Presidente do Conselho Deontológico dos Jornalistas defende divulgação dos interrogatórios a Sócrates
São José Almeida diz que “é inegável” que as reportagens televisivas da SIC “divulgaram aspectos do processo de relevante interesse público e são, por isso, legítimas”.
A presidente do Conselho de Deontológico (CD) do Sindicato dos Jornalistas, São José Almeida, defende que as reportagens que revelaram na passada semana imagens dos interrogatórios a José Sócrates e a outros arguidos e testemunhas no processo Marquês, e dos inquéritos do universo GES, são “legítimas” do ponto de vista jornalístico.
“As gravações [dos interrogatórios] são oficiais e chegaram à mão dos jornalistas. Ainda que haja aspectos que possam suscitar dúvidas por assumirem contornos que raiam o voyeurismo, é inegável que as reportagens divulgaram aspectos do processo de relevante interesse público e são, por isso, legítimas”, afirmou a também jornalista do PÚBLICO, sobre as imagens divulgadas pela SIC, primeiro, e depois pela CMTV.
São José Almeida frisa que toma esta posição como “presidente do CD, mas a título pessoal”, justificando que o CD não tomou posição sobre esta matéria “porque não foi a primeira vez que esta situação aconteceu”. A jornalista lembra o caso das audições no processo dos Vistos Gold, em que foram mostradas pela CMTV imagens das audições a Miguel Macedo, ex-ministro da Administração Interna, e de Manuel Palos, ex-director do Serviço de Estrangeiros e Fronteiras.

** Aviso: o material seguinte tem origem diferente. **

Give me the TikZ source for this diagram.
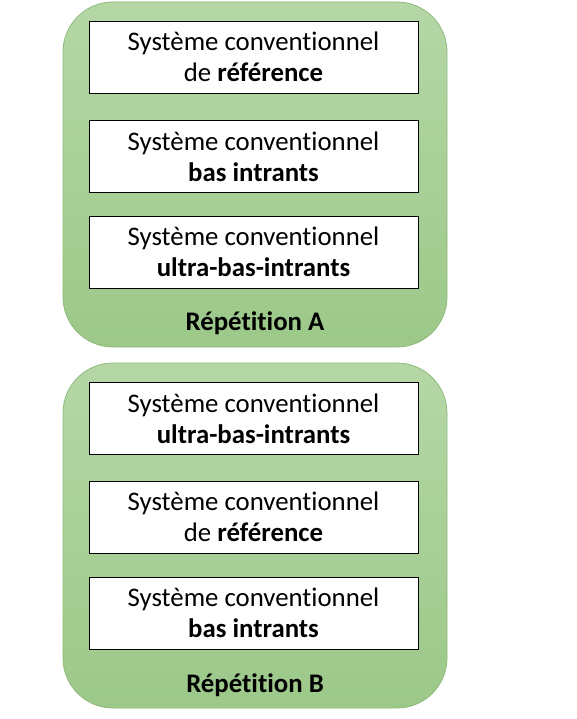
\documentclass[tikz,border=0pt]{standalone}
\usepackage{fontspec}
\setmainfont{Carlito}[Ligatures=NoCommon]
\usetikzlibrary{positioning}

\definecolor{leafTop}{HTML}{B5D7A6}
\definecolor{leafBot}{HTML}{9CC889}
\definecolor{leafLine}{HTML}{8DBA7B}

\tikzset{
  greenbox/.style={draw=leafLine, line width=0.8pt, top color=leafTop, bottom color=leafBot,
    rounded corners=50pt, minimum width=384pt, minimum height=345pt, inner sep=0pt},
  sysbox/.style={draw=black, line width=0.8pt, fill=white, minimum width=329pt,
    minimum height=72pt, align=center, inner sep=0pt,
    font=\fontsize{26.8}{31}\selectfont},
  replabel/.style={font=\fontsize{26.8}{31}\selectfont\bfseries}
}

\begin{document}
\begin{tikzpicture}[x=1pt,y=-1pt]
    % page frame
    \useasboundingbox (0,0) rectangle (576,719);

    % the two repetitions
    \node[greenbox] (repA) at (255,174.5) {};
    \node[greenbox] (repB) at (255,535.5) {};

    % systems of repetition A
    \node[sysbox] (a1) at (253.5,57)    {Système conventionnel\\de \textbf{référence}};
    \node[sysbox] (a2) at (253.5,156.5) {Système conventionnel\\\textbf{bas intrants}};
    \node[sysbox] (a3) at (253.5,252)   {Système conventionnel\\\textbf{ultra-bas-intrants}};
    \node[replabel] (labA) at (255,323) {Répétition A};

    % systems of repetition B
    \node[sysbox] (b1) at (253.5,418.5) {Système conventionnel\\\textbf{ultra-bas-intrants}};
    \node[sysbox] (b2) at (253.5,517)   {Système conventionnel\\de \textbf{référence}};
    \node[sysbox] (b3) at (253.5,613)   {Système conventionnel\\\textbf{bas intrants}};
    \node[replabel] (labB) at (255,685) {Répétition B};
\end{tikzpicture}
\end{document}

“É importante que este debate se faça, mas a obrigação e o compromisso dos jornalistas é com o público e com a sociedade. E têm o dever de revelar informações verídicas como as que foram mostradas”, acrescenta a presidente do CD.
São José Almeida defende ainda que informações como as que foram divulgadas são “de relevante interesse público”. “No cumprimento da sua obrigação e compromisso com a sociedade, o dever de informar sobrepõe-se sempre para os jornalistas aos direitos de imagem e até a leis como a do segredo de justiça, que nem é o caso nesta situação”, afirmou.
A ministra da Justiça afirmou na passada semana que a divulgação de imagens de interrogatórios da Operação Marquês “constitui crime” e que o Ministério Público tomará “as iniciativas necessárias” para “reprimir a ilegalidade”. “Aquilo que está em causa é uma divulgação não-autorizada de peças de um processo e, portanto, isso constitui crime e estou segura de que o Ministério Público tomará as iniciativas necessárias para reprimir a ilegalidade neste caso, tal como faz em outras questões de matéria criminal”, disse Francisca Van Dunem.
Já o Ministério Público anunciou a abertura de inquérito. “Embora o processo em causa já não se encontre em segredo de justiça, a divulgação destes registos está proibida, nos termos do art.º 88.º n.º 2 do Código de Processo Penal, incorrendo, quem assim proceder, num crime de desobediência (artigo 348.º do Código Penal)”, referiu o Ministério Público numa resposta à Lusa. A Procuradora-Geral da República, Joana Marques Vidal, também manifestou o seu desagrado com a publicação das imagens, lembrando que está em causa o crime de desobediência.
José Sócrates, por sua vez, anunciou que vai constituir-se assistente no inquérito aberto pelo Ministério Público por causa da divulgação, pela SIC e pela CMTV, dos vídeos dos interrogatórios dos arguidos da Operação Marquês.
O antigo primeiro-ministro está acusado de três crimes de corrupção passiva de titular de cargo político, 16 de branqueamento de capitais, nove de falsificação de documentos e três de fraude fiscal qualificada. A acusação sustenta que Sócrates recebeu cerca de 34 milhões de euros, entre 2006 e 2015, a troco de favorecimentos de interesses do ex-banqueiro Ricardo Salgado no GES e na PT, bem como por ter garantido a concessão de financiamento da Caixa Geral de Depósitos (CGD) ao empreendimento Vale do Lobo, no Algarve, e por ter favorecido negócios do Grupo Lena.
Além de Sócrates, estão acusados o empresário Carlos Santos Silva, amigo de longa data e alegado testa-de-ferro do antigo primeiro-ministro; o ex-presidente do BES Ricardo Salgado; os antigos administradores da PT Henrique Granadeiro e Zeinal Bava; e o ex-ministro e antigo administrador da CGD Armando Vara, entre outros. A acusação deduziu também um pedido de indemnização cível a favor do Estado, de 58 milhões de euros, a pagar por José Sócrates, Ricardo Salgado, Carlos Santos Silva, Armando Vara, Henrique Granadeiro, Zeinal Bava e outros arguidos.